Formula has been able to consistently grow revenue by expanding
its customer base all over the world and always looking for
accretive acquisitions. The most recent acquisition was TACT
Computers and Systems, a company founded by a group of Israeli
Air Force and intelligence officers providing specialized
software for the aircraft and automotive industries.
Formula has seen its revenue climb +78% from 2004 through 2008.
Even in the global recession of 2009, revenue was roughly in
line with 2008, falling only about -7%, to $469 million. Most of
that decline was attributable to
currency fluctuation as the shekel devalued against the
dollar. However, aggressive cost cutting measures have made the
company leaner and meaner, and net income attributable to
shareholders soared +61% from 2008 to $19.1 million.
The market weighed in on all of this with a thumbs-up. The
+114%-plus surge the stock has posted in the past year blows
away most of its peers, as the tech-laden NASDAQ is only up
about +24% during the same period. Despite the surge, shares
still sell at less than 12 times 2009 earnings.
The company has a great
balance sheet and is in a strong position to expand. As of
Dec. 31 last year, total debt ($69 million) was less than a
quarter of shareholder equity ($295 million), and the company
had a whopping $100 million in cash.
The best part about Formula's stock is the fat dividend. The
company pays dividends once a year, but it makes it count. The
2010 dividend, paid May 4th, was $1.47, which translates to
about 12.5% at current prices.
Dividend payments vary because the company has a policy of
paying out sums "not planned to be used for investments in the
near future." However, even with no dividend in 2007, the
average annual payment has averaged $1.65 during the last six
years.
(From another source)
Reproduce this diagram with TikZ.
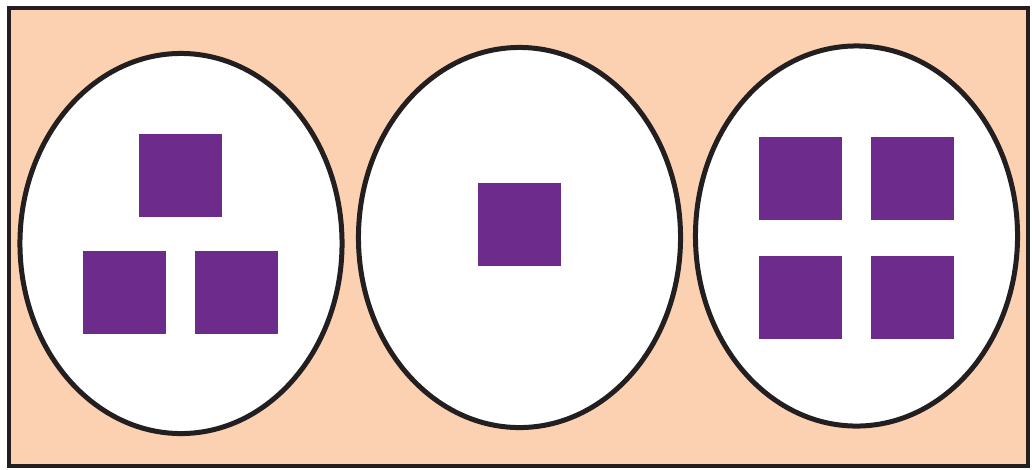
\documentclass[tikz,border=0pt]{standalone}
\usepackage{xcolor}
\usepackage{tikz}
\usetikzlibrary{shapes.geometric,positioning}
\definecolor{duraznoBg}{RGB}{252,209,178}
\definecolor{moradoBox}{RGB}{109,43,140}
\definecolor{negroLine}{RGB}{35,31,32}
\tikzset{
  grupo/.style={ellipse, draw=negroLine, fill=white, line width=0.125cm,
    minimum width=8.05cm, minimum height=9.5cm, inner sep=0pt},
  cubo/.style={rectangle, fill=moradoBox, minimum size=2.075cm, inner sep=0pt}
}
\begin{document}
\begin{tikzpicture}[x=0.025cm,y=-0.025cm]
  \useasboundingbox (0,0) rectangle (1032,469);
  % Marco exterior
  \filldraw[draw=negroLine, fill=duraznoBg, line width=0.11cm]
    (9,8) rectangle (1028,466);
  % Conjuntos
  \node[grupo] (grupoA) at (181,243.5) {};
  \node[grupo] (grupoB) at (519.5,237.5) {};
  \node[grupo] (grupoC) at (856.5,236) {};
  % Conjunto de tres
  \node[cubo] (a1) at (180.5,175.5) {};
  \node[cubo] (a2) at (124.5,292.5) {};
  \node[cubo] (a3) at (236.5,292.5) {};
  % Conjunto de uno
  \node[cubo] (b1) at (519.5,224.5) {};
  % Conjunto de cuatro
  \node[cubo] (c1) at (800.5,178.5) {};
  \node[cubo] (c2) at (912.5,178.5) {};
  \node[cubo] (c3) at (800.5,297.5) {};
  \node[cubo] (c4) at (912.5,297.5) {};
\end{tikzpicture}
\end{document}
Also important to remember: Israel has a 25% withholding
tax on dividends, which can be offset against other taxes and
retrieved when you file taxes in the United States. Dividend
payments are converted to U.S. dollars from Israeli Shekels, so
there is some currency risk involved.
Going forward, the company said it will continue to focus on
cost cuts as well as mergers and acquisitions in 2010. Formula's
money saving technologies have made it resilient during the
recession, but an improving economy is even better for earnings
as companies invest more in technology infrastructure.